Massively Parallel Validation Algorithms
The developed simulation models will be evaluated by optimized algorithms for massively parallel compute structures like GPUs. On such architectures, high throughput is achieved by parallelizing computations and maximizing the number of occupied computational resources during runtime. Exploiting parallelism in various dimensions requires that the simulation algorithms will be tuned for the targeted data-parallel architectures. For an optimal result, this comprises not only a thorough understanding of the underlying architecture and instruction sets, but also requires a general and flexible algorithm design.
Parallelism will be exploited in many ways during evaluation:
- Structural parallelism, induced by mutually independent nodes in a circuit, allows the concurrent evaluation of the independent nodes.
- Multiple fault simulations can be simulated in parallel, e.g. when different fault propagation cones are involved such that interactions between the faults are prevented.
- Pattern parallelism, a type of data-parallelism, allows the evaluation of a circuit for different patterns at once.
- Instance parallelism takes advantage of circuit instances with different parameters, such as varying node delays, which can be evaluated at the same time for a given pattern or fault.
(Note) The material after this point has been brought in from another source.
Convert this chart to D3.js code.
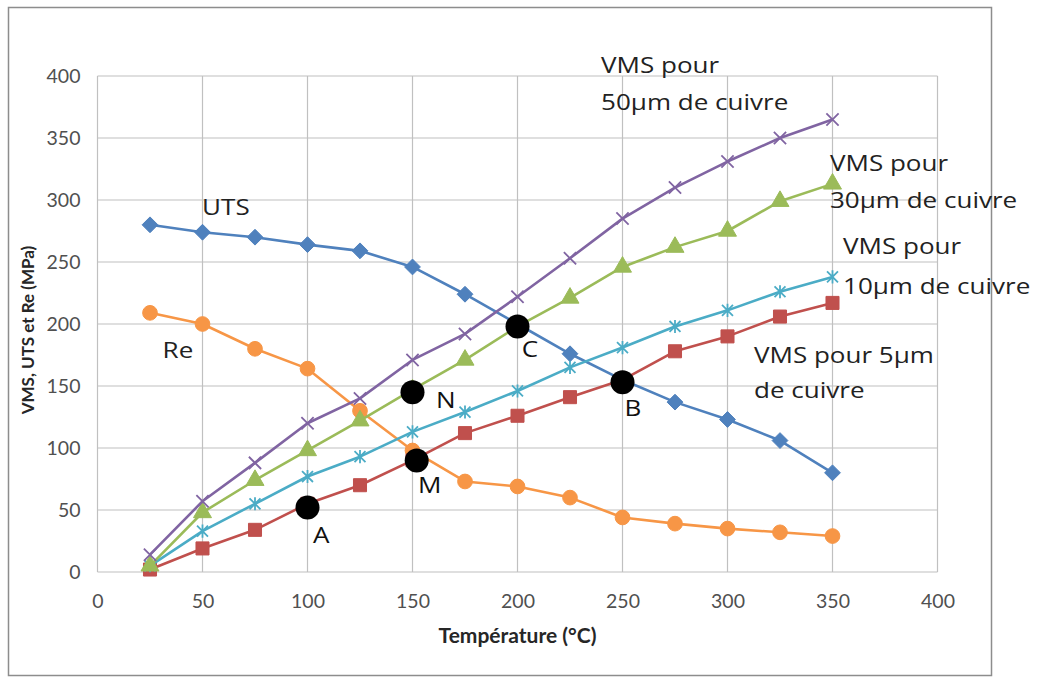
<!DOCTYPE html>
<html>
<head>
<meta charset="utf-8">
<script src="https://cdn.jsdelivr.net/npm/d3@7"></script>
<style>
  html, body { margin: 0; padding: 0; background: #fff; }
  svg { display: block; }
</style>
</head>
<body>
<svg id="chart" width="1038" height="679"></svg>
<script>
// ---------- DATA ----------
const temperatures = [25, 50, 75, 100, 125, 150, 175, 200, 225, 250, 275, 300, 325, 350];
const utsValues   = [280, 274, 270, 264, 259, 246, 224, 200, 176, 155, 137, 123, 106, 80];
const reValues    = [209, 200, 180, 164, 130, 98, 73, 69, 60, 44, 39, 35, 32, 29];
const vms50Values = [14, 57, 88, 120, 140, 171, 192, 222, 253, 285, 310, 331, 350, 365];
const vms30Values = [5, 48, 74, 98, 122, 147, 171, 198, 221, 246, 262, 275, 299, 313];
const vms10Values = [5, 33, 55, 77, 93, 113, 129, 146, 165, 181, 198, 211, 226, 238];
const vms5Values  = [2, 19, 34, 55, 70, 90, 112, 126, 141, 155, 178, 190, 206, 217];

const xTicks = [0, 50, 100, 150, 200, 250, 300, 350, 400];
const yTicks = [0, 50, 100, 150, 200, 250, 300, 350, 400];

const xTitle = "Température (°C)";
const yTitle = "VMS, UTS et Re (MPa)";

// black intersection points
const pointNames = ["A", "M", "N", "C", "B"];
const pointX     = [100, 152, 150, 200, 250];
const pointY     = [52, 90, 145, 198, 153];
// label anchors (data coords: left x, baseline y)
const pointLabelX = [102.6, 152.6, 161.2, 202, 251];
const pointLabelY = [23.4, 63.7, 132, 173.4, 125.8];

// series text labels
const seriesLabelLines = [["UTS"], ["Re"], ["VMS pour", "50µm de cuivre"], ["VMS pour", "30µm de cuivre"], ["VMS pour", "10µm de cuivre"], ["VMS pour 5µm", "de cuivre"]];
const seriesLabelX = [49.8, 31, 239.8, 348.8, 355, 312.6];
const seriesLabelY = [[288], [172.6], [402.4, 372.6], [323.4, 293.5], [256.5, 224.2], [168.5, 140.3]];

// ---------- STYLE ----------
const series = [
  { name: "UTS", values: utsValues, color: "#4F81BD", marker: "diamond" },
  { name: "Re", values: reValues, color: "#F79646", marker: "circle" },
  { name: "VMS5", values: vms5Values, color: "#C0504D", marker: "square" },
  { name: "VMS10", values: vms10Values, color: "#4BACC6", marker: "asterisk" },
  { name: "VMS30", values: vms30Values, color: "#9BBB59", marker: "triangle" },
  { name: "VMS50", values: vms50Values, color: "#8064A2", marker: "x" }
];

const svg = d3.select("#chart");
const plot = { left: 97.5, right: 937.5, top: 76, bottom: 572 };

const x = d3.scaleLinear().domain([0, 400]).range([plot.left, plot.right]);
const y = d3.scaleLinear().domain([0, 400]).range([plot.bottom, plot.top]);

// outer frame
svg.append("rect")
  .attr("x", 8.5).attr("y", 7.5).attr("width", 983).attr("height", 668)
  .attr("fill", "#fff").attr("stroke", "#8d8d8d").attr("stroke-width", 1.5);

// gridlines
const grid = svg.append("g").attr("stroke", "#c0c0c0").attr("stroke-width", 1.2);
grid.selectAll("line.h").data(yTicks).join("line")
  .attr("x1", plot.left).attr("x2", plot.right)
  .attr("y1", d => y(d)).attr("y2", d => y(d));
grid.selectAll("line.v").data(xTicks).join("line")
  .attr("y1", plot.top).attr("y2", plot.bottom)
  .attr("x1", d => x(d)).attr("x2", d => x(d));

// axes (labels only)
const tickFont = "Lato, 'Open Sans', sans-serif";
const xAxis = svg.append("g").attr("transform", `translate(0,${plot.bottom})`)
  .call(d3.axisBottom(x).tickValues(xTicks).tickSize(0).tickPadding(22).tickFormat(d3.format("d")));
const yAxis = svg.append("g").attr("transform", `translate(${plot.left},0)`)
  .call(d3.axisLeft(y).tickValues(yTicks).tickSize(0).tickPadding(17).tickFormat(d3.format("d")));
[xAxis, yAxis].forEach(a => {
  a.select(".domain").remove();
  a.selectAll("text").attr("fill", "#505050").style("font-family", tickFont).style("font-size", "19.5px");
});

// axis titles
svg.append("text")
  .attr("x", (plot.left + plot.right) / 2).attr("y", 643)
  .attr("text-anchor", "middle")
  .style("font-family", tickFont).style("font-weight", "bold").style("font-size", "21px")
  .attr("fill", "#262626").text(xTitle);
svg.append("text")
  .attr("transform", `translate(34,${(plot.top + plot.bottom) / 2 + 6}) rotate(-90)`)
  .attr("text-anchor", "middle")
  .style("font-family", tickFont).style("font-weight", "bold").style("font-size", "17px")
  .attr("fill", "#262626").text(yTitle);

// marker symbol types
const diamond = { draw(ctx, size) { const r = Math.sqrt(size) / 2 * Math.SQRT2; ctx.moveTo(0, -r); ctx.lineTo(r, 0); ctx.lineTo(0, r); ctx.lineTo(-r, 0); ctx.closePath(); } };
const xMark = { draw(ctx, size) { const r = Math.sqrt(size) / 2; ctx.moveTo(-r, -r); ctx.lineTo(r, r); ctx.moveTo(r, -r); ctx.lineTo(-r, r); } };
const asterisk = { draw(ctx, size) { const r = Math.sqrt(size) / 2; ctx.moveTo(-r, -r); ctx.lineTo(r, r); ctx.moveTo(r, -r); ctx.lineTo(-r, r); ctx.moveTo(0, -r * 1.2); ctx.lineTo(0, r * 1.2); } };

const markerGen = {
  diamond: d3.symbol().type(diamond).size(125),
  circle: d3.symbol().type(d3.symbolCircle).size(170),
  square: d3.symbol().type(d3.symbolSquare).size(170),
  triangle: d3.symbol().type(d3.symbolTriangle).size(140),
  x: d3.symbol().type(xMark).size(150),
  asterisk: d3.symbol().type(asterisk).size(120)
};

const line = d3.line().x((d, i) => x(temperatures[i])).y(d => y(d));

series.forEach(s => {
  const g = svg.append("g");
  g.append("path").datum(s.values)
    .attr("d", line).attr("fill", "none")
    .attr("stroke", s.color).attr("stroke-width", 2.6).attr("stroke-linejoin", "round");
  const stroked = (s.marker === "x" || s.marker === "asterisk");
  g.selectAll("path.m").data(s.values).join("path")
    .attr("class", "m")
    .attr("transform", (d, i) => `translate(${x(temperatures[i])},${y(d)})`)
    .attr("d", markerGen[s.marker])
    .attr("fill", stroked ? "none" : s.color)
    .attr("stroke", s.color)
    .attr("stroke-width", stroked ? 1.8 : 1);
});

// black intersection points
svg.append("g").selectAll("circle").data(pointNames).join("circle")
  .attr("cx", (d, i) => x(pointX[i])).attr("cy", (d, i) => y(pointY[i]))
  .attr("r", 12).attr("fill", "#000");

const annFont = "'Open Sans', sans-serif";
const stretch = 1.24;
svg.append("g").selectAll("text").data(pointNames).join("text")
  .attr("transform", (d, i) => `translate(${x(pointLabelX[i])},${y(pointLabelY[i])}) scale(${stretch},1)`)
  .style("font-family", annFont).style("font-size", "21px").attr("fill", "#111")
  .text(d => d);

seriesLabelLines.forEach((lines, k) => {
  lines.forEach((t, j) => {
    svg.append("text")
      .attr("transform", `translate(${x(seriesLabelX[k])},${y(seriesLabelY[k][j])}) scale(${stretch},1)`)
      .style("font-family", annFont).style("font-size", "21px").attr("fill", "#222")
      .text(t);
  });
});
</script>
</body>
</html>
- Task parallelism allows to execute different subtasks for an instance concurrently on the device to evaluate multiple parameters at the same time.
The validation tasks can be significantly accelerated by optimal combination and exploitation of these different dimensions of parallelism, yielding a maximized throughput. However, this requires a thorough scheduling of the computational tasks and an elaborate utilization of the computational resources of the underlying many-core GPU architecture.
This work is supported by the German Research Foundation (DFG) under grant WU 245/16-1.